Heinrich Himmler, center-right, at a prisoner-of-war camp in Russia circa 1941. (Photo: Public domain)

Heinrich Himmler, the architect of the Holocaust, killed himself by breaking open a hidden cyanide capsule in his mouth after being arrested by British forces in May 1945, days after the Germans had surrendered. Directly responsible for the extermination of up to 14 million civilians—including six million Jews—Himmler was a top lieutenant of Adolf Hitler for over 15 years. 

But it was only recently that his wartime diaries were discovered, in an archive outside of Moscow, revealing horrifying new details about Himmler’s daily life, according to documents uncovered by the German tabloid Bild

Himmler, for one thing, liked massages, according to the Times, which also saw some of the documents. He was also a man who seemingly lived a normal life while he oversaw mass murder, daily. He would often visit his mistress, or play cards at night, or sit outside and gaze at the stars. 

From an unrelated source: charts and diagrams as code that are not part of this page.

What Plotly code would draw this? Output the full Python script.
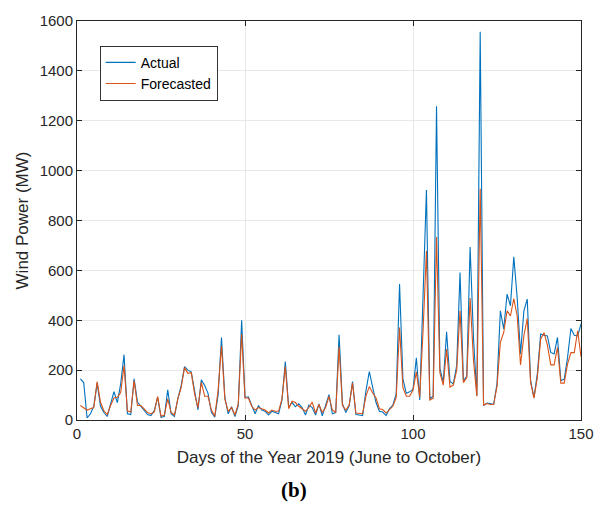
import plotly.graph_objects as go

# Daily wind power, June to October 2019 (MW)
days = list(range(1, 151))

actual = [
    165, 150, 8, 25, 55, 148, 55, 30, 14, 65,
    114, 70, 145, 262, 25, 22, 165, 72, 55, 38,
    22, 18, 38, 92, 11, 14, 121, 25, 14, 85,
    138, 214, 200, 193, 118, 41, 161, 138, 107, 31,
    11, 100, 331, 90, 25, 53, 14, 58, 400, 90,
    93, 60, 25, 57, 40, 35, 20, 35, 30, 25,
    80, 234, 51, 70, 53, 65, 50, 20, 60, 50,
    20, 65, 17, 58, 102, 25, 30, 342, 65, 30,
    57, 154, 22, 20, 18, 118, 194, 131, 70, 35,
    32, 18, 45, 60, 105, 545, 165, 107, 113, 123,
    249, 80, 500, 922, 85, 95, 1258, 208, 151, 354,
    155, 145, 218, 591, 158, 175, 694, 330, 98, 1557,
    58, 68, 66, 62, 145, 438, 365, 505, 458, 654,
    491, 265, 438, 485, 158, 91, 185, 345, 340, 337,
    271, 265, 331, 158, 163, 251, 367, 340, 337, 385,
]

forecasted = [
    58, 50, 40, 45, 50, 154, 71, 37, 22, 58,
    88, 91, 110, 218, 37, 32, 158, 58, 58, 45,
    30, 25, 32, 94, 15, 20, 85, 30, 20, 85,
    130, 210, 187, 190, 105, 50, 151, 95, 95, 40,
    15, 120, 298, 85, 35, 50, 20, 65, 345, 88,
    88, 55, 40, 50, 45, 40, 28, 40, 35, 35,
    85, 214, 45, 75, 70, 55, 45, 35, 50, 72,
    28, 62, 30, 50, 95, 40, 30, 294, 58, 40,
    60, 148, 28, 25, 25, 96, 134, 108, 88, 45,
    42, 28, 40, 55, 90, 371, 130, 95, 95, 120,
    193, 92, 360, 678, 80, 88, 734, 190, 140, 285,
    132, 140, 200, 438, 150, 170, 489, 240, 95, 927,
    60, 66, 62, 62, 135, 311, 351, 438, 417, 487,
    418, 221, 338, 407, 151, 88, 170, 325, 350, 300,
    221, 221, 291, 148, 148, 225, 270, 270, 358, 254,
]

x_ticks = [0, 50, 100, 150]
y_ticks = [0, 200, 400, 600, 800, 1000, 1200, 1400, 1600]

BLUE = "#0072BD"
ORANGE = "#D95319"
INK = "#262626"
GRID = "#E8E8E8"
FONT = "Liberation Sans, Arial, sans-serif"

fig = go.Figure()
fig.add_trace(go.Scatter(x=days, y=actual, mode="lines", name="Actual",
                         line=dict(color=BLUE, width=1.1)))
fig.add_trace(go.Scatter(x=days, y=forecasted, mode="lines", name="Forecasted",
                         line=dict(color=ORANGE, width=1.1)))

axis_common = dict(
    showline=True, linecolor=INK, linewidth=1, mirror="ticks",
    ticks="inside", ticklen=5, tickcolor=INK, tickwidth=1,
    showgrid=True, gridcolor=GRID, gridwidth=1, zeroline=False,
    tickfont=dict(family=FONT, size=15, color=INK),
)

fig.update_xaxes(range=[0, 150], tickvals=x_ticks,
                 title=dict(text="Days of the Year 2019 (June to October)",
                            font=dict(family=FONT, size=17, color=INK), standoff=10),
                 **axis_common)
fig.update_yaxes(range=[0, 1600], tickvals=y_ticks,
                 title=dict(text="Wind Power (MW)",
                            font=dict(family=FONT, size=17, color=INK), standoff=6),
                 **axis_common)

fig.update_layout(
    width=606, height=513,
    margin=dict(l=77, r=22, t=19, b=93),
    paper_bgcolor="white", plot_bgcolor="white",
    showlegend=True,
    legend=dict(x=0.045, y=0.938, xanchor="left", yanchor="top",
                bgcolor="white", bordercolor="#333333", borderwidth=1,
                font=dict(family=FONT, size=14, color="#000000"),
                tracegroupgap=0),
    annotations=[dict(text="<b>(b)</b>", xref="paper", yref="paper",
                      x=0.43, y=-0.175, xanchor="center", yanchor="middle",
                      showarrow=False,
                      font=dict(family="Liberation Serif, Times New Roman, serif",
                                size=21, color="#000000"))],
)

fig.write_html("out.html")
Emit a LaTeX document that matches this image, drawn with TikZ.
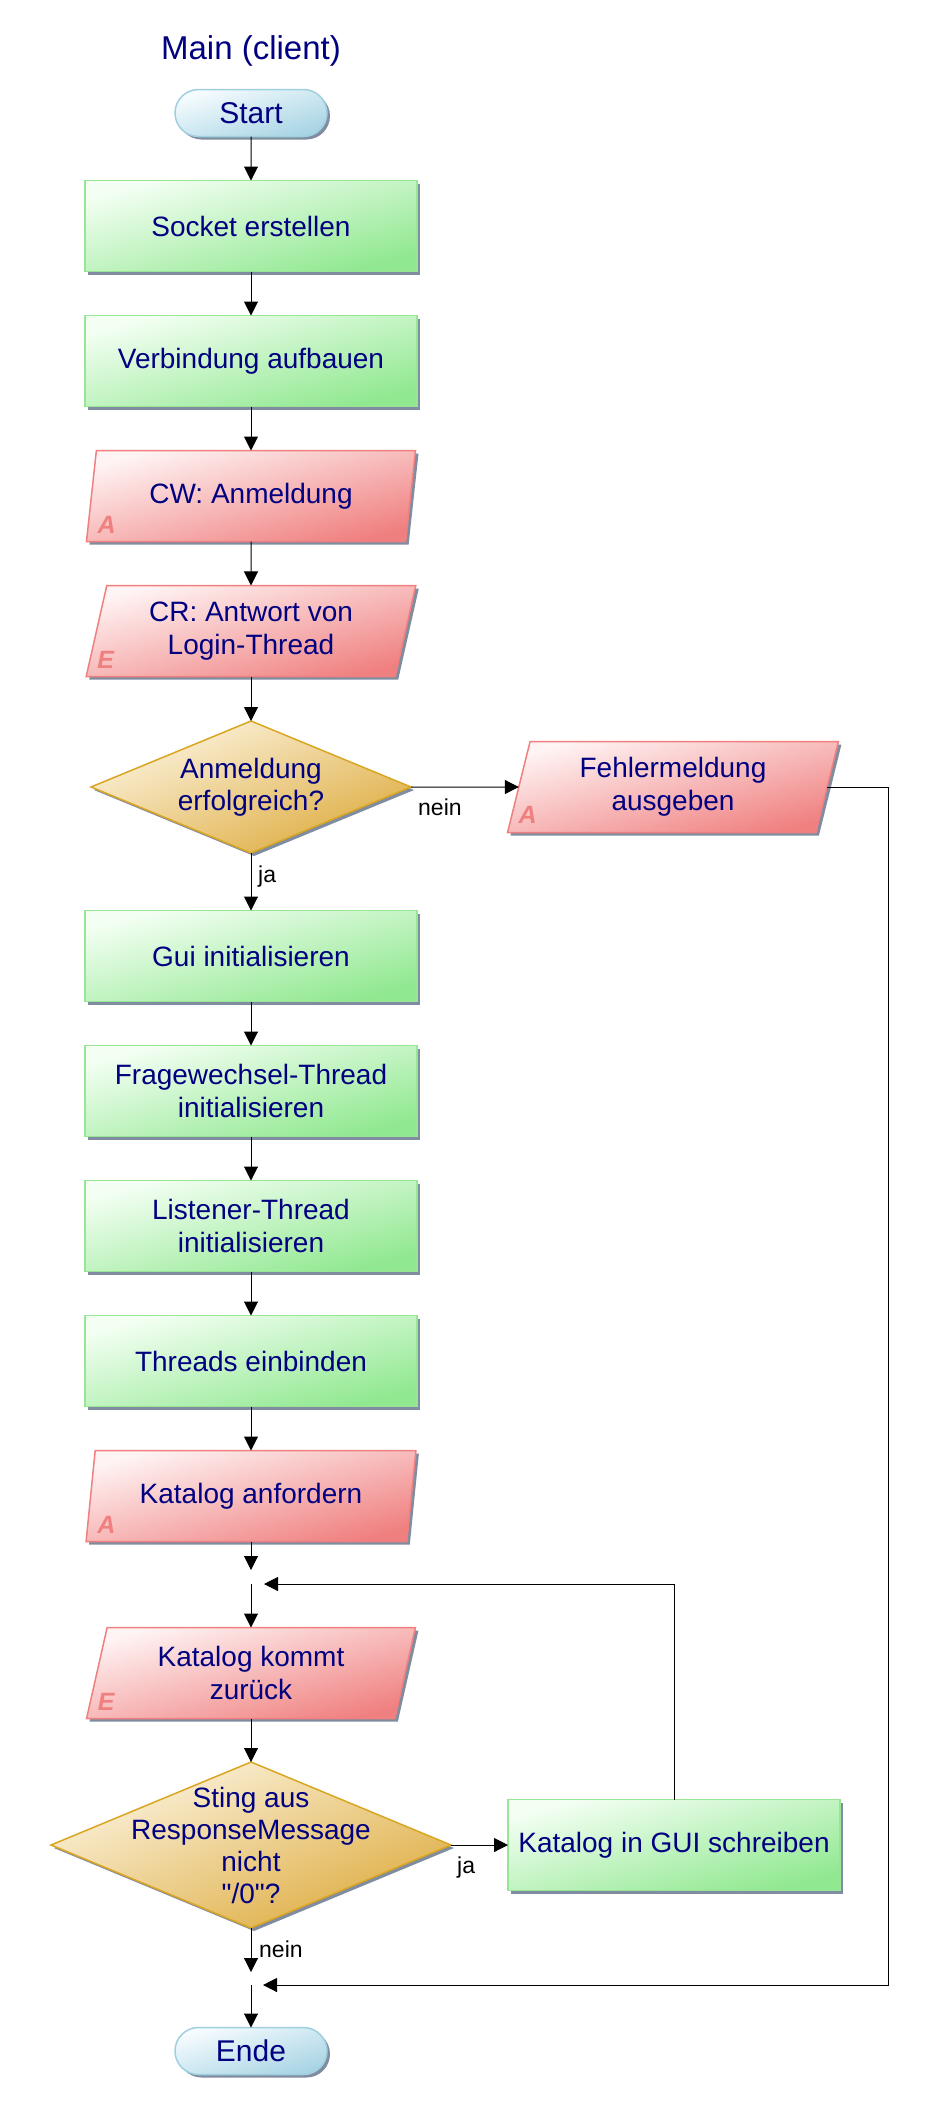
\documentclass[tikz,border=0pt]{standalone}
\usepackage{fontspec}
\setmainfont{Liberation Sans}
\newfontfamily\plainsans{Liberation Sans}
\usetikzlibrary{shapes.geometric,shapes.misc,arrows.meta,shadows}
\definecolor{navytxt}{RGB}{0,0,128}
\definecolor{grn}{RGB}{144,232,144}
\definecolor{grnlight}{RGB}{244,255,244}
\definecolor{grnline}{RGB}{150,230,150}
\definecolor{redc}{RGB}{240,128,128}
\definecolor{redlight}{RGB}{255,244,244}
\definecolor{goldline}{RGB}{218,165,32}
\definecolor{goldfill}{RGB}{222,172,64}
\definecolor{goldlight}{RGB}{252,244,224}
\definecolor{blu}{RGB}{168,212,228}
\definecolor{blulight}{RGB}{246,252,254}
\definecolor{bluline}{RGB}{160,208,224}
\definecolor{shad}{RGB}{128,140,160}
\tikzset{
  base/.style={draw, line width=1.5pt, text=navytxt, font=\fontsize{28}{33}\selectfont,
    align=center, inner sep=0pt, outer sep=0pt,
    drop shadow={shadow xshift=3pt, shadow yshift=-3pt, fill=shad, opacity=1}},
  procbox/.style={base, rectangle, draw=grnline, top color=grnlight, bottom color=grn,
    shading angle=15, minimum width=332pt, minimum height=91pt},
  iobox/.style={base, trapezium, trapezium left angle=76, trapezium right angle=104,
    trapezium stretches=true, draw=redc, top color=redlight, bottom color=redc,
    shading angle=15, minimum width=330pt, minimum height=91pt},
  decbox/.style={base, diamond, draw=goldline, top color=goldlight, bottom color=goldfill,
    shading angle=22},
  dectxt/.style={text=navytxt, font=\fontsize{28}{32}\selectfont, align=center, inner sep=0pt},
  termbox/.style={base, rounded rectangle, draw=bluline, top color=blulight, bottom color=blu,
    shading angle=17, minimum width=152pt, minimum height=47pt,
    font=\fontsize{30}{36}\selectfont},
  arr/.style={draw=black, line width=1pt, -{Triangle[length=14pt,width=14pt]}},
  lbl/.style={font=\fontsize{23}{27}\selectfont, text=black, inner sep=0pt},
  iolet/.style={font=\fontsize{25}{30}\selectfont\bfseries\itshape, text=redc, inner sep=0pt},
  titlestyle/.style={font=\fontsize{33}{40}\selectfont, text=navytxt, inner sep=0pt},
}
\begin{document}
\begin{tikzpicture}[x=1pt, y=-1pt]
\fill[white] (0,0) rectangle (933,2118);
\useasboundingbox (0,0) rectangle (933,2118);

\node[titlestyle, anchor=base] (title) at (251,59) {Main (client)};

\node[termbox] (start) at (251,113) {Start};
\node[procbox] (sock) at (251,226) {Socket erstellen};
\node[procbox] (verb) at (251,361) {Verbindung aufbauen};
\node[iobox] (cw) at (251,496) {CW: Anmeldung};
\node[iolet, anchor=base west] (cwA) at ([xshift=11pt,yshift=8pt]cw.bottom left corner) {A};
\node[iobox] (cr) at (251,631) {CR: Antwort von\\Login-Thread};
\node[iolet, anchor=base west] (crE) at ([xshift=11pt,yshift=8pt]cr.bottom left corner) {E};
\node[decbox, minimum width=320pt, minimum height=132pt] (d1) at (251,787) {};
\node[dectxt] (d1t) at (d1) {Anmeldung\\erfolgreich?};
\node[iobox, minimum width=331pt] (fehler) at (673,787) {Fehlermeldung\\ausgeben};
\node[iolet, anchor=base west] (fehA) at ([xshift=11pt,yshift=9pt]fehler.bottom left corner) {A};
\node[procbox] (gui) at (251,956) {Gui initialisieren};
\node[procbox] (frage) at (251,1091) {Fragewechsel-Thread\\initialisieren};
\node[procbox] (listen) at (251,1226) {Listener-Thread\\initialisieren};
\node[procbox] (threads) at (251,1361) {Threads einbinden};
\node[iobox] (katanf) at (251,1496) {Katalog anfordern};
\node[iolet, anchor=base west] (kaA) at ([xshift=11pt,yshift=8pt]katanf.bottom left corner) {A};
\coordinate (j1) at (251,1584);
\node[iobox] (katkommt) at (251,1673) {Katalog kommt\\zurück};
\node[iolet, anchor=base west] (kkE) at ([xshift=11pt,yshift=8pt]katkommt.bottom left corner) {E};
\node[decbox, minimum width=400pt, minimum height=166pt] (d2) at (251,1845) {};
\node[dectxt] (d2t) at (d2) {Sting aus\\ResponseMessage\\nicht\\{\plainsans"/0"?}};
\node[procbox] (katgui) at (674,1845) {Katalog in GUI schreiben};
\coordinate (j2) at (251,1985);
\coordinate (rc) at (888,1985);
\node[termbox] (ende) at (251,2051) {Ende};

% connectors
\draw[arr] (start) -- (sock);
\draw[arr] (sock) -- (verb);
\draw[arr] (verb) -- (cw);
\draw[arr] (cw) -- (cr);
\draw[arr] (cr) -- (d1.north);
\draw[arr] (d1.east) -- (fehler);
\node[lbl, anchor=base west] (lnein1) at ([xshift=7pt,yshift=-28pt]d1.east) {nein};
\draw[arr] (d1.south) -- (gui);
\node[lbl, anchor=base west] (lja1) at ([xshift=7pt,yshift=-29pt]d1.south) {ja};
\draw[arr] (gui) -- (frage);
\draw[arr] (frage) -- (listen);
\draw[arr] (listen) -- (threads);
\draw[arr] (threads) -- (katanf);
\draw[arr, shorten >=14pt] (katanf) -- (j1);
\draw[arr] (j1) -- (katkommt);
\draw[arr] (katkommt) -- (d2.north);
\draw[arr] (d2.east) -- (katgui.west);
\node[lbl, anchor=base west] (lja2) at ([xshift=6pt,yshift=-28pt]d2.east) {ja};
\draw[arr, shorten >=13pt] (katgui.north) |- (j1);
\draw[arr, shorten >=13pt] (d2.south) -- (j2);
\node[lbl, anchor=base west] (lnein2) at ([xshift=8pt,yshift=-29pt]d2.south) {nein};
\draw[arr] (j2) -- (ende);
\draw[arr, shorten >=12pt] (fehler.east) -| (rc) -- (j2);
\end{tikzpicture}
\end{document}
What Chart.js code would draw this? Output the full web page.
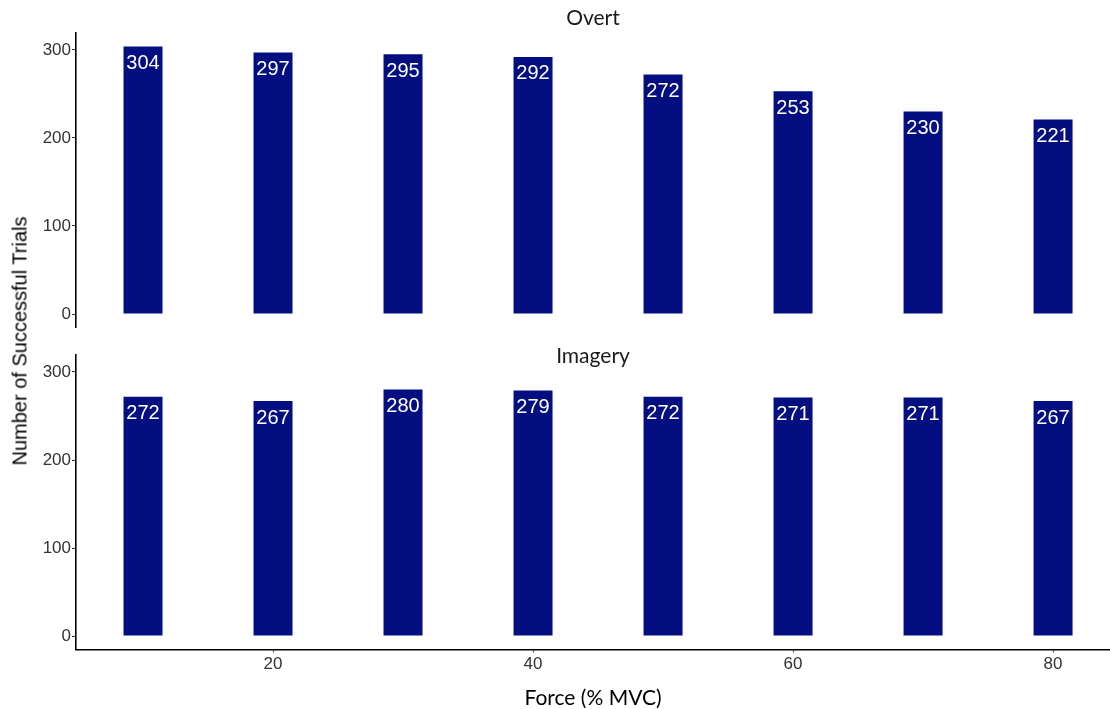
<!DOCTYPE html>
<html>
<head>
<meta charset="utf-8">
<script src="https://cdn.jsdelivr.net/npm/chart.js@4.4.0/dist/chart.umd.min.js"></script>
<style>
    html, body { margin: 0; padding: 0; background: #fff; }
    #wrap { position: relative; width: 1110px; height: 709px; overflow: hidden; background: #fff; }
    #wrap canvas { position: absolute; left: 0; }
    #yTitle {
        position: absolute; left: 20px; top: 341px;
        transform: translate(-50%, -50%) rotate(-90deg);
        white-space: nowrap; line-height: 1;
        font: 20px "Liberation Sans", Arial, sans-serif; color: #000;
    }
</style>
</head>
<body>
<div id="wrap">
    <canvas id="overtChart" width="1110" height="340" style="top:0"></canvas>
    <canvas id="imageryChart" width="1110" height="369" style="top:340px"></canvas>
    <div id="yTitle">Number of Successful Trials</div>
</div>
<script>
const forceLevels = [10, 20, 30, 40, 50, 60, 70, 80];
const overtTrials = [304, 297, 295, 292, 272, 253, 230, 221];
const imageryTrials = [272, 267, 280, 279, 272, 271, 271, 267];
const xTickValues = [20, 40, 60, 80];
const yTickValues = [0, 100, 200, 300];

const barColor = '#030E80';
const axisFont = '"Liberation Sans", Arial, sans-serif';

// draws the count inside the top of each bar
const barLabels = {
    id: 'barLabels',
    afterDatasetsDraw(chart) {
        const ctx = chart.ctx;
        const meta = chart.getDatasetMeta(0);
        const values = chart.data.datasets[0].data;
        ctx.save();
        ctx.fillStyle = '#ffffff';
        ctx.font = '20px ' + axisFont;
        ctx.textAlign = 'center';
        ctx.textBaseline = 'middle';
        meta.data.forEach(function(bar, i) {
            ctx.fillText(String(values[i].y), bar.x, bar.y + 17);
        });
        ctx.restore();
    }
};

// facet strip title + optional x axis title
const panelText = {
    id: 'panelText',
    afterDraw(chart, args, opts) {
        const ctx = chart.ctx;
        const area = chart.chartArea;
        const cx = (area.left + area.right) / 2;
        ctx.save();
        ctx.textAlign = 'center';
        ctx.textBaseline = 'alphabetic';
        ctx.fillStyle = '#1a1a1a';
        ctx.font = '21px Lato, "Open Sans", sans-serif';
        ctx.fillText(opts.title, cx, opts.titleY);
        if (opts.xTitle) {
            ctx.fillStyle = '#000';
            ctx.fillText(opts.xTitle, cx, opts.xTitleY);
        }
        ctx.restore();
    }
};

function buildOptions(showX, panel) {
    return {
        responsive: false,
        animation: false,
        layout: {
            padding: panel.padding
        },
        scales: {
            x: {
                type: 'linear',
                display: showX,
                min: 4.846,
                max: 84.38,
                offset: false,
                afterBuildTicks: function(scale) {
                    scale.ticks = xTickValues.map(v => ({ value: v }));
                },
                afterFit: function(scale) {
                    if (showX) scale.height = 59.6;
                },
                grid: {
                    offset: false,
                    drawOnChartArea: false,
                    drawTicks: true,
                    tickLength: 3,
                    color: '#333'
                },
                border: {
                    display: true,
                    color: '#000',
                    width: 1.6
                },
                ticks: {
                    font: { family: axisFont, size: 17 },
                    color: '#333',
                    padding: 2,
                    maxRotation: 0
                }
            },
            y: {
                type: 'linear',
                min: -15.2,
                max: 319.2,
                afterBuildTicks: function(scale) {
                    scale.ticks = yTickValues.map(v => ({ value: v }));
                },
                afterFit: function(scale) {
                    scale.width = 76;
                },
                grid: {
                    drawOnChartArea: false,
                    drawTicks: true,
                    tickLength: 4,
                    color: '#333'
                },
                border: {
                    display: true,
                    color: '#000',
                    width: 1.6
                },
                ticks: {
                    font: { family: axisFont, size: 17 },
                    color: '#333',
                    padding: 1
                }
            }
        },
        plugins: {
            legend: { display: false },
            tooltip: { enabled: false },
            panelText: panel.text
        }
    };
}

function makeDataset(values) {
    return {
        data: forceLevels.map((f, i) => ({ x: f, y: values[i] })),
        backgroundColor: barColor,
        borderWidth: 0,
        barPercentage: 0.3,
        categoryPercentage: 1.0
    };
}

new Chart(document.getElementById('overtChart'), {
    type: 'bar',
    data: { datasets: [makeDataset(overtTrials)] },
    options: buildOptions(false, {
        padding: { top: 33, bottom: 12.6, left: 0, right: 0 },
        text: { title: 'Overt', titleY: 25 }
    }),
    plugins: [barLabels, panelText]
});

new Chart(document.getElementById('imageryChart'), {
    type: 'bar',
    data: { datasets: [makeDataset(imageryTrials)] },
    options: buildOptions(true, {
        padding: { top: 15.1, bottom: 0, left: 0, right: 0 },
        text: { title: 'Imagery', titleY: 23, xTitle: 'Force (% MVC)', xTitleY: 365 }
    }),
    plugins: [barLabels, panelText]
});
</script>
</body>
</html>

“The most interesting thing for me is this combination of doting father and cold-blooded killer,” Damian Imoehl, who helped track down the diaries for Bild, told the Times

“He was very careful about his wife and daughter, as well as his affair with his secretary. He takes care of his comrades and friends,” Imoehl added. “Then there is the man of horror. One day he starts with breakfast and a massage from his personal doctor, then he rings up his wife and daughter in the south of Germany and after that he decides to have ten men killed or visits a concentration camp.”

The diaries cover 1937 and the years 1943 and 1944, and were seized by the Red Army during the war, and then apparently forgotten about for decades. According to the BBC, the full diaries will be published in a book next year.